Frequently Asked Questions

What is the benefit of a large volume displacement by the crushing head?

The difference between the volume displaced by the crushing head when it is fully closed and fully open is called the displacement volume.  A large displacement volume results in greater capacity because:

  • More material is crushed with each crushing cycle
  • More space is left open as the crushing head recedes, allowing more material to be fed to the crusher at each cycle to fill the larger void
  • Greater throw coupled with ideal gyrating cycles allows the material to drop further into the cavity prior to the next blow, resulting in greater flow rate through the crushing chamber

What speed should I set my Cone Crusher at?

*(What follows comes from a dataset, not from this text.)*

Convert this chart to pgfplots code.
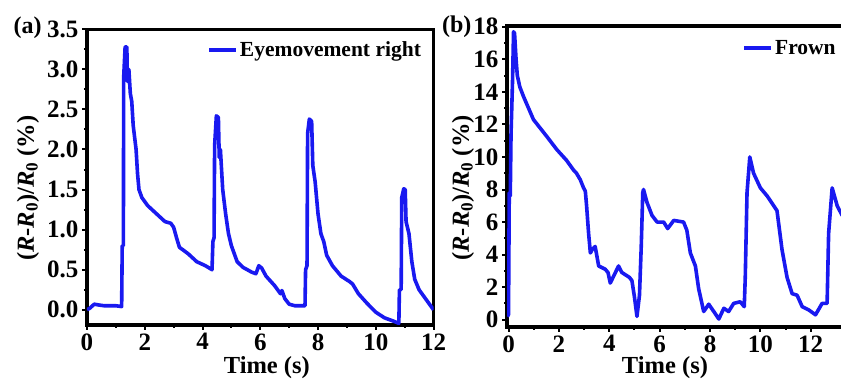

Speed settings are based on the crushing application. Below are suggested guidelines:

  • Low speed: Secondary applications, after a jaw crusher
  • Medium speed: Gravel applications with coarse feed
  • Standard speed: Tertiary applications (0 x ½”)
  • High speed: Sand applications (4M or less)

Speed ranges :

  • Smaller Head Diameters (48" or smaller):  750-1200 rpm
  • Larger Head Diameters(larger than 48"):  700-950 rpm

 

How do I make sure I get the best particle shape out of a Cone Crusher?

In order to maintain the maximum levels of capacity, gradation, and cubical product, a Cone Crusher must be choke-fed at all times. The best way to keep a choke-feed to the Cone Crusher is with a surge bin (or hopper) and feeder that are located prior to the crusher. Choke-feeding is almost impossible to achieve without a hopper and feeder.

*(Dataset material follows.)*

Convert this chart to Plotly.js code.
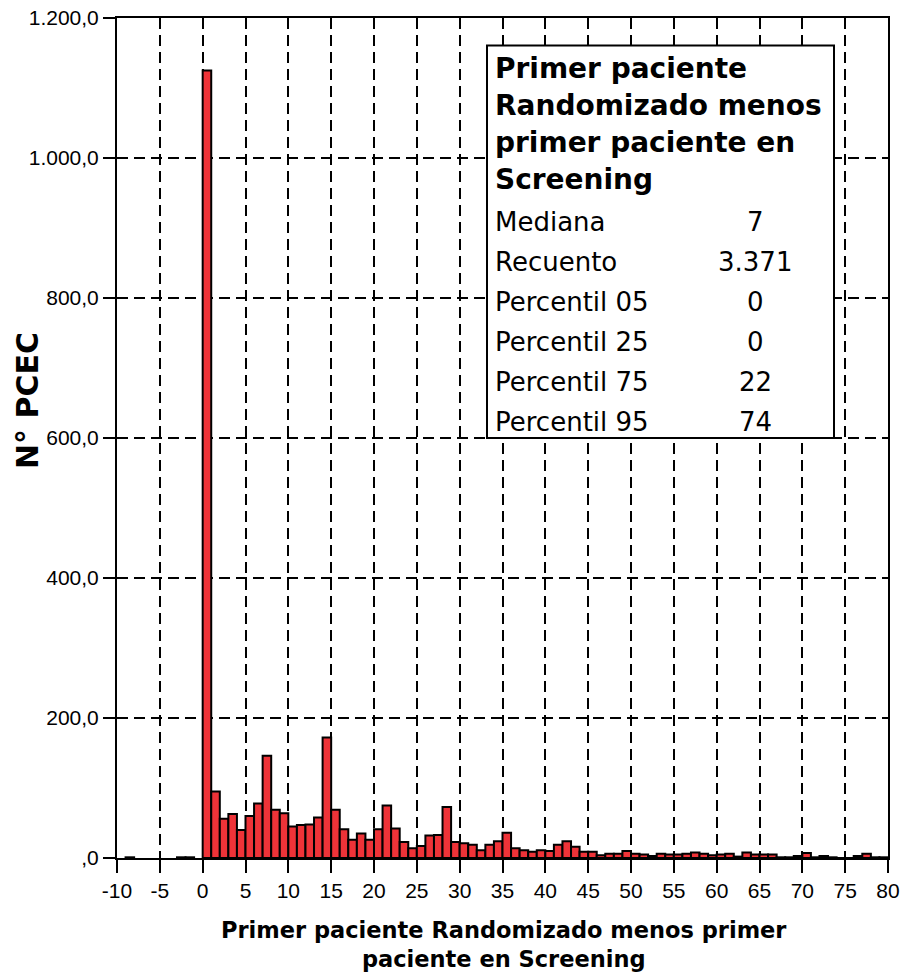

How do I select the right liners for my Cone Crusher?

There are a number of different criteria to consider when selecting the right chambers for your crushing needs. However, the one that must always be considered is that you have a well-graded feed to the chamber. A well-graded feed is generally thought to be 90 to 100% passing the closed-side feed opening, 40 to 60% passing the midpoint, and 0 to 10% passing the closed-side setting.

One thing you should never do is place a new concave liner in a crusher with a worn mantle or place a new mantle in a crusher with a concave liner. Why? If you have properly selected the replacement component, you will change the complete profile of the Cone Crusher by mating new and worn components. The receiving opening will tend to close down, restricting the feed from entering the chamber and causing a reduction in tons per hour.

When should I replace my Cone Crusher liner?

If the liner is wearing evenly throughout the chamber, you should consider changing out the manganese when it has worn down to about 1" (2.5 cm) thick at the bottom. At about 3/4" to 5/8" (1.9 to 1.6 cm) thick, the manganese will crack, causing the backing material to begin to disintegrate. This, in turn, will cause the liners to break loose. If this should happen, continued operation could destroy the seat on the support bowl or the head of the Cone Crusher.